Preparing For the Resolution of the Fiscal Cliff

Written by: Scott Sery

By now you have most likely heard of the fiscal cliff.  Most news stations are reporting on it, and many politicians are talking about what they will do to resolve it.  But what does it mean to you?  Basically put, the fiscal cliff means the end of many tax cuts, and the beginning of government budget cuts.  While nobody likes paying more taxes, they are an integral part of keeping the country running.  And cutting back on spending is always great for the budget.  But when all these things happen at once, experts believe it could lead us straight into another recession.

There are two sets of tax cuts that are scheduled to expire at the end of this year.  The Bush era tax cuts and the payroll tax cuts will drop off soon.  In 2010 Obama signed a law that cut 2% off everyone’s FICA taxes (those are the taxes that fund Social Security and Medicare).  That cut will expire at the end of 2012, and starting January first everyone will be once again obligated to pay more in their taxes, unless this cut is extended.

FICA taxes are imposed on the first $110,000, and anything over that amount does not see these taxes.  Therefore, the most a person can expect to see (from this one tax cut expiration) will be $2,200.  It does not seem like a lot, but when it is coupled with other tax increases, it can have some devastating effects on the economy.

So as a consumer, a tax payer, and a financially savvy adult, what does this mean for you?  Really, it means you should not change a thing.  You should continue to save, continue to invest, and hopefully you have enough income that you will not notice the 2% change in your taxes.  If anything, you may have to reduce your discretionary spending.  That means eating out a little less, and not spending quite as much on “frivolous” items.  If these tax cuts are extended it will have drastic long term implications, but if they are not extended there could be drastic short term implications.

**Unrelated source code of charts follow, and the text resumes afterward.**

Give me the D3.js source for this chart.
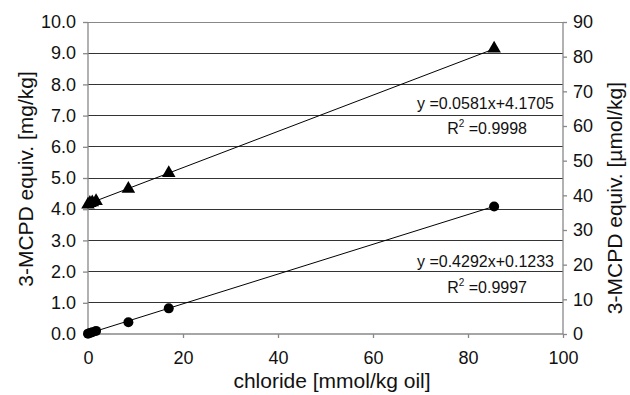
<!DOCTYPE html>
<html><head><meta charset="utf-8">
<script src="https://cdn.jsdelivr.net/npm/d3@7"></script>
<style>body{margin:0;background:#fff}svg{display:block}text{font-family:"Liberation Sans",Arial,sans-serif;fill:#111}</style>
</head><body>
<script>
const chloride = [0, 0.4, 0.9, 1.7, 8.5, 17.0, 85.5];
const triangleMg = [4.15, 4.20, 4.22, 4.26, 4.65, 5.16, 9.15];
const circleUmol = [0.1, 0.3, 0.5, 0.9, 3.4, 7.4, 36.8];
const leftTicks = [0,1,2,3,4,5,6,7,8,9,10];
const rightTicks = [0,10,20,30,40,50,60,70,80,90];
const xTicks = [0,20,40,60,80,100];
const fitTri = {slope:0.0581, intercept:4.1705, eq:"y =0.0581x+4.1705", r2:"=0.9998"};
const fitCirc = {slope:0.4292, intercept:0.1233, eq:"y =0.4292x+0.1233", r2:"=0.9997"};

const W=630,H=395;
const svg=d3.select("body").append("svg").attr("width",W).attr("height",H);
const x=d3.scaleLinear([0,100],[88,563]);
const yL=d3.scaleLinear([0,10],[334,22]);
const yR=d3.scaleLinear([0,90],[334,22]);

// gridlines
svg.append("g").selectAll("line").data(leftTicks.filter(d=>d>0&&d<10)).join("line")
 .attr("x1",x(0)).attr("x2",x(100)).attr("y1",d=>yL(d)).attr("y2",d=>yL(d))
 .attr("stroke","#333").attr("stroke-width",1).attr("shape-rendering","crispEdges");
svg.append("line").attr("x1",x(0)).attr("x2",x(100)).attr("y1",yL(10)).attr("y2",yL(10))
 .attr("stroke","#888").attr("shape-rendering","crispEdges");

const fs=18;
const gL=svg.append("g").attr("transform",`translate(${x(0)},0)`)
 .call(d3.axisLeft(yL).tickValues(leftTicks).tickFormat(d3.format(".1f")).tickSize(5).tickPadding(7));
const gR=svg.append("g").attr("transform",`translate(${x(100)},0)`)
 .call(d3.axisRight(yR).tickValues(rightTicks).tickSize(4).tickPadding(6));
const gX=svg.append("g").attr("transform",`translate(0,${yL(0)})`)
 .call(d3.axisBottom(x).tickValues(xTicks).tickSize(4).tickPadding(13));
[gL,gR,gX].forEach(g=>{
 g.selectAll("path,line").attr("stroke","#888").attr("stroke-width",1.3);
 g.selectAll("text").attr("font-size",fs).attr("font-family","Liberation Sans, Arial, sans-serif").attr("fill","#111");
});
gL.select(".domain").attr("d",`M0,${yL(0)}V${yL(10)}`);
gR.select(".domain").attr("d",`M0,${yR(0)}V${yR(90)}`);
gX.select(".domain").attr("d",`M${x(0)},0H${x(100)}`);

// titles
svg.append("text").attr("transform",`translate(33,179) rotate(-90)`).attr("text-anchor","middle")
 .attr("font-size",21).text("3-MCPD equiv. [mg/kg]");
svg.append("text").attr("transform",`translate(622,198) rotate(-90)`).attr("text-anchor","middle")
 .attr("font-size",21).text("3-MCPD equiv. [µmol/kg]");
svg.append("text").attr("x",332).attr("y",388).attr("text-anchor","middle")
 .attr("font-size",21).text("chloride [mmol/kg oil]");

// trend lines
const xmax=d3.max(chloride), xmin=d3.min(chloride);
svg.append("line").attr("x1",x(xmin)).attr("x2",x(xmax))
 .attr("y1",yL(fitTri.intercept+fitTri.slope*xmin)).attr("y2",yL(fitTri.intercept+fitTri.slope*xmax))
 .attr("stroke","#000").attr("stroke-width",1);
svg.append("line").attr("x1",x(xmin)).attr("x2",x(xmax))
 .attr("y1",yR(fitCirc.intercept+fitCirc.slope*xmin)).attr("y2",yR(fitCirc.intercept+fitCirc.slope*xmax))
 .attr("stroke","#000").attr("stroke-width",1);

// markers
svg.append("g").selectAll("path").data(chloride).join("path")
 .attr("d",d3.symbol(d3.symbolTriangle,80)())
 .attr("transform",(d,i)=>`translate(${x(d)},${yL(triangleMg[i])})`).attr("fill","#000");
svg.append("g").selectAll("circle").data(chloride).join("circle")
 .attr("cx",d=>x(d)).attr("cy",(d,i)=>yR(circleUmol[i])).attr("r",5).attr("fill","#000");

// equations
function eq(fit,yEq,yR2){
 svg.append("text").attr("x",554).attr("y",yEq).attr("text-anchor","end").attr("font-size",16).text(fit.eq);
 const t=svg.append("text").attr("x",527).attr("y",yR2).attr("text-anchor","end").attr("font-size",16);
 t.append("tspan").text("R");
 t.append("tspan").attr("dy",-7).attr("font-size",10).text("2");
 t.append("tspan").attr("dy",7).text(" "+fit.r2);
}
eq(fitTri,109,134);
eq(fitCirc,267,293);
</script>
</body></html>
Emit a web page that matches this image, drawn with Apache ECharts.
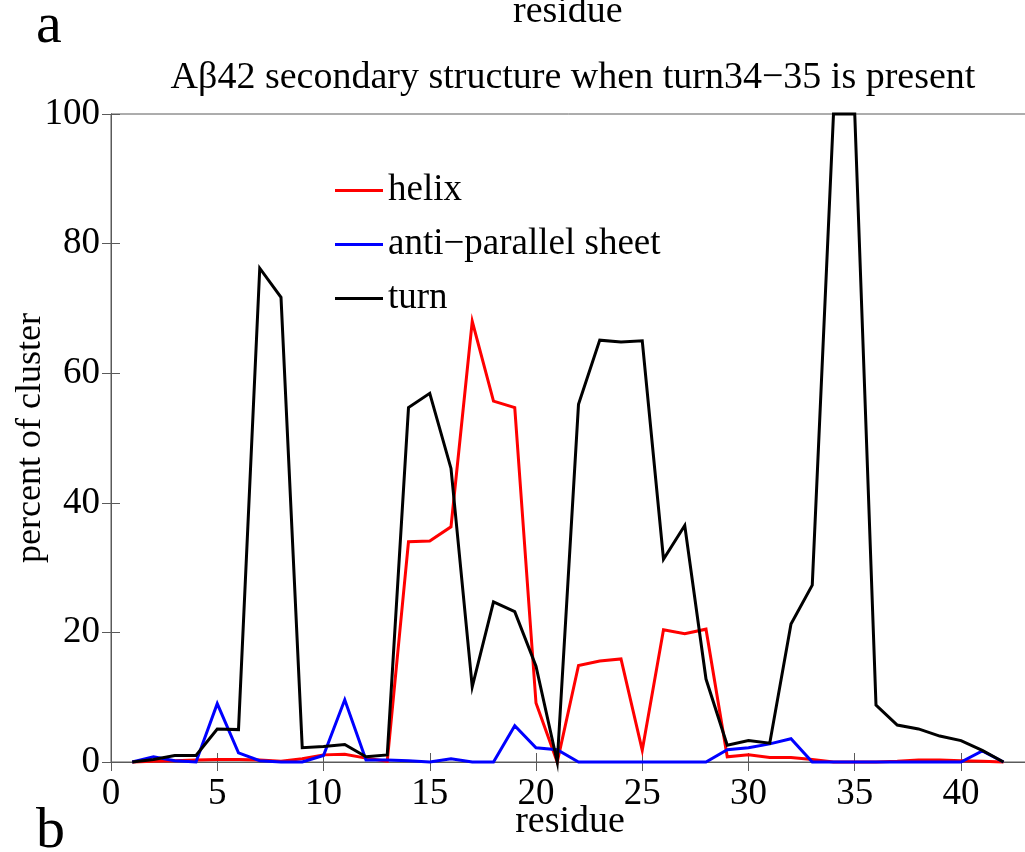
<!DOCTYPE html>
<html>
<head>
<meta charset="utf-8">
<script src="https://cdn.jsdelivr.net/npm/echarts@6/dist/echarts.min.js"></script>
<style>
  html, body { margin: 0; padding: 0; background: #fff; }
  #chart { width: 1025px; height: 852px; }
</style>
</head>
<body>
<div id="chart"></div>
<script>
// residue index 1..42
const residues = [1, 2, 3, 4, 5, 6, 7, 8, 9, 10, 11, 12, 13, 14, 15, 16, 17, 18, 19, 20, 21,
  22, 23, 24, 25, 26, 27, 28, 29, 30, 31, 32, 33, 34, 35, 36, 37, 38, 39, 40, 41, 42];

const helix = [0, 0.1, 0.2, 0.3, 0.4, 0.4, 0.3, 0.1, 0.5, 1.1, 1.2, 0.6, 0.1, 34.0, 34.1, 36.3, 68.0,
  55.7, 54.7, 9.1, 0, 14.9, 15.6, 15.9, 1.8, 20.4, 19.8, 20.5, 0.8, 1.1, 0.7, 0.7, 0.4,
  0, 0, 0, 0.1, 0.3, 0.3, 0.2, 0.1, 0];

const sheet = [0, 0.8, 0.2, 0, 9.0, 1.4, 0.2, 0, 0, 1.0, 9.6, 0.3, 0.3, 0.2, 0, 0.5, 0,
  0, 5.6, 2.2, 1.9, 0, 0, 0, 0, 0, 0, 0, 1.9, 2.2, 2.8, 3.6, 0,
  0, 0, 0, 0, 0, 0, 0, 1.7, 0];

const turn = [0, 0.4, 1.0, 1.0, 5.1, 5.0, 76.2, 71.7, 2.2, 2.4, 2.7, 0.8, 1.1, 54.7, 56.9, 45.3, 11.6,
  24.7, 23.2, 14.8, 0, 55.2, 65.1, 64.8, 65.0, 31.3, 36.5, 12.8, 2.6, 3.3, 2.9, 21.3, 27.3,
  100, 100, 8.8, 5.7, 5.1, 4.0, 3.3, 1.8, 0];

const seriesNames = ['helix', 'anti\u2212parallel sheet', 'turn'];
const seriesColors = ['#ff0000', '#0000ff', '#000000'];
const xTicks = [0, 5, 10, 15, 20, 25, 30, 35, 40];
const yTicks = [0, 20, 40, 60, 80, 100];

const font = 'Liberation Serif';

function pairs(vals) {
  return residues.map((r, i) => [r, vals[i]]);
}

const chart = echarts.init(document.getElementById('chart'));

const axisLineStyle = {color: '#5a5a5a', width: 1};
const tick = (vals) => ({show: true, inside: true, length: 9, lineStyle: axisLineStyle, customValues: vals});

chart.setOption({
  animation: false,
  backgroundColor: '#fff',
  title: {
    text: 'A\u03b242 secondary structure when turn34\u221235 is present',
    left: 568,
    top: 54,
    textAlign: 'center',
    textStyle: {fontFamily: font, fontWeight: 'normal', fontSize: 38, color: '#000'}
  },
  graphic: [
    {type: 'text', left: 36, top: -2, style: {text: 'a', font: '58px "Liberation Serif"', fill: '#000'}},
    {type: 'text', left: 36, top: 803, style: {text: 'b', font: '58px "Liberation Serif"', fill: '#000'}},
    {type: 'text', left: 513, top: -7, style: {text: 'residue', font: '38px "Liberation Serif"', fill: '#000'}}
  ],
  legend: {
    left: 330,
    top: 167,
    orient: 'vertical',
    icon: 'rect',
    itemWidth: 48,
    itemHeight: 3,
    itemGap: 17,
    textStyle: {fontFamily: font, fontSize: 37, color: '#000', padding: [0, 0, 0, 0]},
    data: seriesNames
  },
  grid: {
    left: 111, right: -4, top: 114, bottom: 90,
    outerBoundsMode: 'none', containLabel: false,
    show: true, borderColor: '#5a5a5a', borderWidth: 1, backgroundColor: 'transparent'
  },
  xAxis: [
    {
      type: 'value', min: 0, max: 43.2,
      name: 'residue', nameLocation: 'middle', nameGap: 41, nameMoveOverlap: false,
      nameTextStyle: {fontFamily: font, fontSize: 38, color: '#000'},
      axisLine: {show: true, lineStyle: axisLineStyle},
      axisTick: tick(xTicks),
      axisLabel: {fontFamily: font, fontSize: 37, color: '#000', margin: 14, customValues: xTicks},
      splitLine: {show: false}
    },
    {
      type: 'value', min: 0, max: 43.2, position: 'top',
      axisLine: {show: true, lineStyle: axisLineStyle},
      axisTick: tick(xTicks),
      axisLabel: {show: false},
      splitLine: {show: false}
    }
  ],
  yAxis: [
    {
      type: 'value', min: 0, max: 100,
      name: 'percent of cluster', nameLocation: 'middle', nameGap: 62, nameMoveOverlap: false,
      nameTextStyle: {fontFamily: font, fontSize: 36, color: '#000'},
      axisLine: {show: true, lineStyle: axisLineStyle},
      axisTick: tick(yTicks),
      axisLabel: {fontFamily: font, fontSize: 37, color: '#000', margin: 11, customValues: yTicks},
      splitLine: {show: false}
    },
    {
      type: 'value', min: 0, max: 100, position: 'right',
      axisLine: {show: true, lineStyle: axisLineStyle},
      axisTick: tick(yTicks),
      axisLabel: {show: false},
      splitLine: {show: false}
    }
  ],
  series: [
    {name: seriesNames[0], type: 'line', data: pairs(helix), z: 2},
    {name: seriesNames[1], type: 'line', data: pairs(sheet), z: 3},
    {name: seriesNames[2], type: 'line', data: pairs(turn), z: 4}
  ].map((s, i) => Object.assign(s, {
    showSymbol: false,
    symbol: 'none',
    clip: false,
    color: seriesColors[i],
    lineStyle: {color: seriesColors[i], width: 3, join: 'miter'}
  }))
});
</script>
</body>
</html>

Tax cuts are almost always temporary.  They are a way for the government to encourage people to make more money, and to help stave off a recession or depression.  However, when wars come to an end, and the economy has recovered from a downturn, the government will need more money.  In the past taxes have gone up after every war and after every recession.  It is foolish to think they will not go up this time.  If nothing is done, we will plunge over the fiscal cliff and likely into another recession.  In order to keep things going, we all must dig in, work a little harder, and pay our fair share of taxes.  And that usually means giving a little extra.  Preparing for it now will help you keep your finances on track after 2013 starts.